The personal and professional: A Wednesday night at Lyceum dinner

Catherine Debenham

Lyceum dinner is a three-course meal served at the Faculty House several times per year. (Photo courtesy of the Office of Communications.)

“We’re all people,” Sam Drescher ’26 said, reflecting on his first Lyceum dinner last Wednesday. “It was nice to get to know my professor as a real person.”

Every month, 60 to 90 students sign up in groups on a first-come, first-served basis to take their professors “out to dinner” or, at least, to a three-course meal at the Faculty House. September marked the revival of the beloved program, which is organized by the Office of Campus Life and Dining Services, after a two-year hiatus due to the COVID-19 pandemic. 

Last week’s Lyceum dinner was the first of the spring semester. Drescher, Shayna Podhoretz ’26, and Josh Rubel ’26 decided to invite Professor of History and Chair of Asian Studies Anne Reinhardt to the event. “It was kind of exciting, because we didn’t really know her at all,” Podhoretz said.

Both Drescher and Podhoretz felt motivated to reach out to Reinhardt due to the larger size of their “Modern China, 1600-Present” lecture class, which has roughly 40 students enrolled this semester.  

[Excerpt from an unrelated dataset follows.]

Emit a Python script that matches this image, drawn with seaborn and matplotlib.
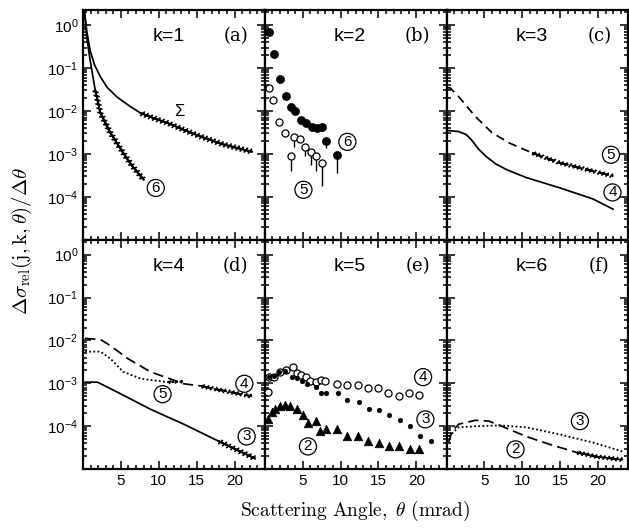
import numpy as np
import seaborn as sns
import matplotlib.pyplot as plt
import matplotlib.ticker as mticker
import matplotlib.patheffects as pe

# ---- data (x in mrad, y = relative cross section) ----
# (a) k=1
a_sum_x = [0.2, 0.5, 0.93, 1.5, 2.3, 3.2, 4.5, 6.0, 7.6, 9.5, 11.2, 13.5, 15.6, 18.5, 22.3]
a_sum_y = [2.0, 0.71, 0.26, 0.12, 0.062, 0.035, 0.021, 0.0135, 0.0089, 0.0066, 0.0052, 0.0035, 0.0025, 0.00166, 0.00112]
a_j6_x = [0.2, 0.5, 0.93, 1.6, 2.3, 3.6, 5.3, 6.5, 8.0]
a_j6_y = [2.0, 0.5, 0.155, 0.031, 0.0089, 0.0031, 0.00105, 0.00052, 0.00025]

# (b) k=2, measured points
b_j6_x = [0.53, 1.2, 2.0, 2.8, 3.4, 4.0, 4.8, 5.4, 6.2, 6.9, 7.5, 8.1, 9.5]
b_j6_y = [0.69, 0.21, 0.055, 0.022, 0.0123, 0.010, 0.0062, 0.0052, 0.0043, 0.0040, 0.0043, 0.0020, 0.00095]
b_j6_err_x = [8.1, 9.5]
b_j6_err_top = [0.0020, 0.00095]
b_j6_err_low = [0.00138, 0.00035]
b_j5_x = [0.53, 1.1, 1.9, 2.7, 3.4, 3.9, 4.7, 5.3, 6.1, 6.8, 7.5]
b_j5_y = [0.035, 0.0178, 0.0056, 0.0030, 0.00087, 0.0025, 0.0022, 0.00148, 0.00112, 0.00089, 0.00062]
b_j5_err_x = [3.4, 3.9, 5.3, 6.1, 6.8, 7.5]
b_j5_err_top = [0.00087, 0.0025, 0.00148, 0.00112, 0.00089, 0.00062]
b_j5_err_low = [0.00039, 0.00148, 0.00087, 0.00055, 0.00039, 0.000174]

# (c) k=3
c_j5_x = [0.1, 0.5, 1.6, 3.8, 6.0, 8.3, 11.3, 14.9, 18.5, 22.0]
c_j5_y = [0.035, 0.034, 0.0214, 0.0074, 0.0031, 0.00178, 0.00105, 0.00062, 0.00043, 0.00030]
c_j4_x = [0.1, 1.6, 2.6, 3.3, 4.2, 5.2, 6.5, 7.9, 10.5, 14.9, 19.3, 22.0]
c_j4_y = [0.0035, 0.0033, 0.0028, 0.0021, 0.0013, 0.00087, 0.00058, 0.00043, 0.00028, 0.000162, 0.000089, 0.000051]

# (d) k=4
d_j4_x = [0.27, 2.3, 3.6, 5.9, 8.9, 13.3, 15.6, 17.9, 22.3]
d_j4_y = [0.0112, 0.0105, 0.0076, 0.0038, 0.00186, 0.00098, 0.00087, 0.00071, 0.0005]
d_j5_x = [0.27, 2.3, 3.6, 5.3, 7.6, 11.2, 13.3]
d_j5_y = [0.0055, 0.0055, 0.0038, 0.00186, 0.00129, 0.00107, 0.0011]
d_j3_x = [0.27, 1.9, 4.5, 8.9, 13.3, 17.9, 22.7]
d_j3_y = [0.00107, 0.00107, 0.00063, 0.00025, 0.000112, 0.000045, 0.0000178]

# (e) k=5, measured points
e_j4_x = [0.4, 0.6, 1.2, 2.0, 2.8, 3.7, 4.2, 4.8, 5.4, 6.0, 6.7, 7.4, 8.0, 9.5, 10.9,
          12.3, 13.6, 14.9, 16.3, 17.7, 19.1, 20.4]
e_j4_y = [0.00063, 0.0014, 0.0014, 0.00186, 0.0021, 0.00245, 0.00178, 0.00158, 0.0014, 0.00115, 0.00107,
          0.0012, 0.00115, 0.00098, 0.00091, 0.00091, 0.00078, 0.00078, 0.0006, 0.00051, 0.0006, 0.00054]
e_j3_x = [0.53, 1.2, 1.9, 2.7, 3.6, 4.2, 4.9, 5.6, 6.7, 7.4, 8.1, 9.6, 10.9, 12.4, 13.7,
          15.1, 16.4, 17.9, 19.2, 20.5, 22.0]
e_j3_y = [0.0014, 0.0015, 0.00186, 0.00195, 0.0014, 0.00135, 0.00115, 0.00098, 0.00083, 0.0006, 0.0006,
          0.0006, 0.00041, 0.00036, 0.00026, 0.00024, 0.000182, 0.000138, 0.0001, 0.000058, 0.000045]
e_j2_x = [0.4, 0.9, 1.3, 2.0, 2.7, 3.3, 4.2, 5.0, 5.7, 6.7, 7.3, 8.1, 9.5, 10.8, 12.3,
          13.6, 15.1, 16.4, 17.7, 19.2, 20.4]
e_j2_y = [0.000145, 0.00021, 0.00026, 0.0003, 0.00031, 0.0003, 0.00025, 0.000182, 0.000117, 0.000132, 0.000076,
          0.000085, 0.000085, 0.000058, 0.000058, 0.000045, 0.00004, 0.000034, 0.000035, 0.00003, 0.00003]

# (f) k=6
f_j2_x = [0.27, 0.7, 1.6, 3.8, 5.6, 7.3, 10.5, 13.6, 17.2, 19.9, 23.3]
f_j2_y = [0.000042, 0.000076, 0.000112, 0.000138, 0.000132, 0.0001, 0.000058, 0.000038, 0.0000245, 0.0000195, 0.0000166]
f_j3_x = [0.27, 1.6, 3.8, 6.9, 10.5, 14.9, 19.3, 23.3]
f_j3_y = [0.000058, 0.000095, 0.0001, 0.000105, 0.000095, 0.000065, 0.000042, 0.0000257]

k_labels = ["k=1", "k=2", "k=3", "k=4", "k=5", "k=6"]
panel_tags = ["(a)", "(b)", "(c)", "(d)", "(e)", "(f)"]

sns.set_style("ticks")
plt.rcParams["font.family"] = ["Liberation Sans", "DejaVu Sans"]
plt.rcParams["mathtext.fontset"] = "cm"
for key in ["axes.edgecolor", "xtick.color", "ytick.color", "text.color", "axes.labelcolor"]:
    plt.rcParams[key] = "black"

fig, axes = plt.subplots(2, 3, figsize=(6.29, 5.29), dpi=100, sharex=True, sharey=True)
fig.subplots_adjust(left=0.132, right=0.999, bottom=0.113, top=0.981, wspace=0, hspace=0)
axs = axes.flatten()

hatch = [pe.Normal(),
         pe.withTickedStroke(spacing=3.0, angle=65, length=0.6),
         pe.withTickedStroke(spacing=3.0, angle=-115, length=0.6)]


def curve(ax, x, y, ls="-", hatch_from=None, lw=1.25):
    sns.lineplot(x=x, y=y, ax=ax, color="k", linestyle=ls, linewidth=lw, sort=False)
    if hatch_from is not None:
        hx = [xi for xi in x if xi >= hatch_from]
        hy = [yi for xi, yi in zip(x, y) if xi >= hatch_from]
        sns.lineplot(x=hx, y=hy, ax=ax, color="k", linestyle=ls, linewidth=lw,
                     sort=False, path_effects=hatch)


def tag(ax, x, y, s):
    ax.text(x, y, s, fontsize=11, ha="center", va="center",
            bbox=dict(boxstyle="circle,pad=0.1", fc="none", ec="k", lw=0.9))


# (a)
ax = axs[0]
curve(ax, a_sum_x, a_sum_y, hatch_from=7.6)
curve(ax, a_j6_x, a_j6_y, hatch_from=1.6)
ax.text(12.7, 0.0095, "Σ", fontsize=12, ha="center", va="center")
tag(ax, 9.6, 0.00016, "6")

# (b)
ax = axs[1]
ax.vlines(b_j6_err_x, b_j6_err_low, b_j6_err_top, color="k", lw=1)
ax.vlines(b_j5_err_x, b_j5_err_low, b_j5_err_top, color="k", lw=1)
sns.scatterplot(x=b_j6_x, y=b_j6_y, ax=ax, color="k", s=34, edgecolor="k", zorder=3)
sns.scatterplot(x=b_j5_x, y=b_j5_y, ax=ax, facecolor="white", edgecolor="k", s=26, linewidth=0.9, zorder=3)
tag(ax, 10.9, 0.0019, "6")
tag(ax, 5.1, 0.000145, "5")

# (c)
ax = axs[2]
curve(ax, c_j5_x, c_j5_y, ls=(0, (5, 3)), hatch_from=9.5)
curve(ax, c_j4_x, c_j4_y)
tag(ax, 21.7, 0.00095, "5")
tag(ax, 21.9, 0.000126, "4")

# (d)
ax = axs[3]
curve(ax, d_j4_x, d_j4_y, ls=(0, (6, 3)), hatch_from=15.6)
curve(ax, d_j5_x, d_j5_y, ls=(0, (1, 1.3)), hatch_from=8.9, lw=1.3)
curve(ax, d_j3_x, d_j3_y, hatch_from=17.9)
tag(ax, 21.3, 0.00098, "4")
tag(ax, 10.5, 0.00056, "5")
tag(ax, 21.6, 0.000058, "3")

# (e)
ax = axs[4]
sns.scatterplot(x=e_j4_x, y=e_j4_y, ax=ax, facecolor="white", edgecolor="k", s=26, linewidth=0.9, zorder=3)
sns.scatterplot(x=e_j3_x, y=e_j3_y, ax=ax, color="k", s=12, edgecolor="k", zorder=4)
sns.scatterplot(x=e_j2_x, y=e_j2_y, ax=ax, color="k", marker="^", s=38, edgecolor="k", zorder=3)
tag(ax, 20.9, 0.0014, "4")
tag(ax, 21.2, 0.000145, "3")
tag(ax, 5.7, 0.000034, "2")

# (f)
ax = axs[5]
curve(ax, f_j2_x, f_j2_y, ls=(0, (6, 3)), hatch_from=17.2)
curve(ax, f_j3_x, f_j3_y, ls=(0, (1, 1.3)), lw=1.3)
tag(ax, 17.6, 0.000132, "3")
tag(ax, 9.1, 0.000029, "2")

for i, ax in enumerate(axs):
    ax.set_yscale("log")
    ax.set_xlim(0, 24)
    ax.set_ylim(1e-5, 2.24)
    ax.yaxis.set_major_locator(mticker.LogLocator(base=10, numticks=10))
    ax.yaxis.set_minor_locator(mticker.LogLocator(base=10, subs=np.arange(2, 10), numticks=20))
    ax.yaxis.set_minor_formatter(mticker.NullFormatter())
    ax.xaxis.set_major_locator(mticker.MultipleLocator(5))
    ax.xaxis.set_minor_locator(mticker.MultipleLocator(1))
    ax.tick_params(which="both", direction="in", top=True, right=True, labelsize=11, width=1.1)
    ax.tick_params(which="major", length=6)
    ax.tick_params(which="minor", length=3)
    for sp in ax.spines.values():
        sp.set_linewidth(1.6)
    ax.set_yticks([1e0, 1e-1, 1e-2, 1e-3, 1e-4])
    ax.text(0.47, 0.885, k_labels[i], transform=ax.transAxes, fontsize=14, ha="center", va="center")
    ax.text(0.84, 0.885, panel_tags[i], transform=ax.transAxes, fontsize=13, ha="center", va="center",
            family="DejaVu Serif")

for ax in axs[3:]:
    ax.set_xticks([5, 10, 15, 20])
    ax.set_xticklabels(["5", "10", "15", "20"])

fig.text(0.035, 0.545, r"$\Delta\sigma_{\rm rel}(\rm j,k,\theta)/\Delta\theta$", rotation=90,
         fontsize=15, ha="center", va="center")
fig.text(0.565, 0.035, r"$\rm Scattering\ Angle,\ \theta\ (mrad)$", fontsize=14, ha="center", va="center")

plt.savefig("out.png", dpi=100)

Reinhardt echoed her students’ enthusiasm to connect outside of the classroom. “Although we do a lot of discussion in class, and although I do talk to students one-on-one in office hours, it is not enough time to know anything but the bare minimum about students personally,” she wrote in an email to the Record. “The dinner gives us a chance to get to know each other outside of the classroom context.”

The evening began with a cocktail hour — crudités served alongside sparkling water with lime    which Will Schnall ’25 attended with Chair and Associate Professor of Religion Jeffrey Israel. Schnall and his classmates Harry Albert ’25 and Sophie Bellwoar ’25 got to know their professor outside of their “Modern Jewish Political Theory” class by asking a series of icebreaker questions such as, “What’s the worst plane ride you’ve ever been on?” and “What’s the fanciest event you’ve ever been to?”  

Run by the Office of Campus Life and Dining Services, each event receives 60-90 student signups. (Photo courtesy of the Office of Communications.)

Though Albert, Bellwoar, and Schnall’s questions were abstract, they were equally matched by the complexity of their professor’s responses and follow-up icebreaker questions. “He said something that I was amazed by,” Schnall said. The setup was this: “The world is going to end in a month, and there’s nothing you can do to change it. What are you going to do?” 

 “The things that you’re going to do, even though they won’t help you in the future or have any relationship to your past, are the things that you think have intrinsic value,” Schnall said. Israel’s answer to his own philosophical question — imagining a world without responsibilities or concerns — was to still show up to class every single day. “I thought that was very inspiring,” Schnall added. 

The dinner, students agreed, was fantastic. Dining Services brought out baked potatoes with toppings alongside what Schnall described as “really good chicken with a marinade glaze.” For dessert, the students and professors enjoyed apple crisp with whipped cream.

“I had to watch my manners,” Drescher said. “Tiny fork, no elbows on the table — stuff that no one’s paying attention to at Driscoll.”

For the students in attendance, the dinner provided an opportunity to hear more about their professors’ personal lives — and for the professors to do the same with students. 

“I feel like it’s hard to learn about the 95 percent of student life that happens outside of my classroom,” Reinhardt wrote. “I enjoyed hearing about it from them, as well as seeing their friendships in action.”

Drescher, Podhoretz, and Schnall all expressed an increased level of comfort and confidence in their respective classes following the dinner. “[My large history lecture] feels a little bit smaller [and] more intimate,” Drescher said. 

For Podhoretz, taking the initiative to go to office hours now seems less daunting. “It won’t be awkward,” she said. “I know [Reinhardt] in a different context.” 

“I feel more comfortable being wrong in the class, in that I feel like I know [Israel] better, and he knows me,” Schnall said.

The Lyceum dinner also provided a break from the mundanities of college-dining-hall life. “It’s a Wednesday night, but I’m getting dressed up,” Podhoretz said. 

Ultimately, last week’s Lyceum event offered a unique opportunity for students and professors to connect in a meaningful way. “I think it is harder for both sides to initiate those kinds of conversations without an event like this,” Reinhardt wrote.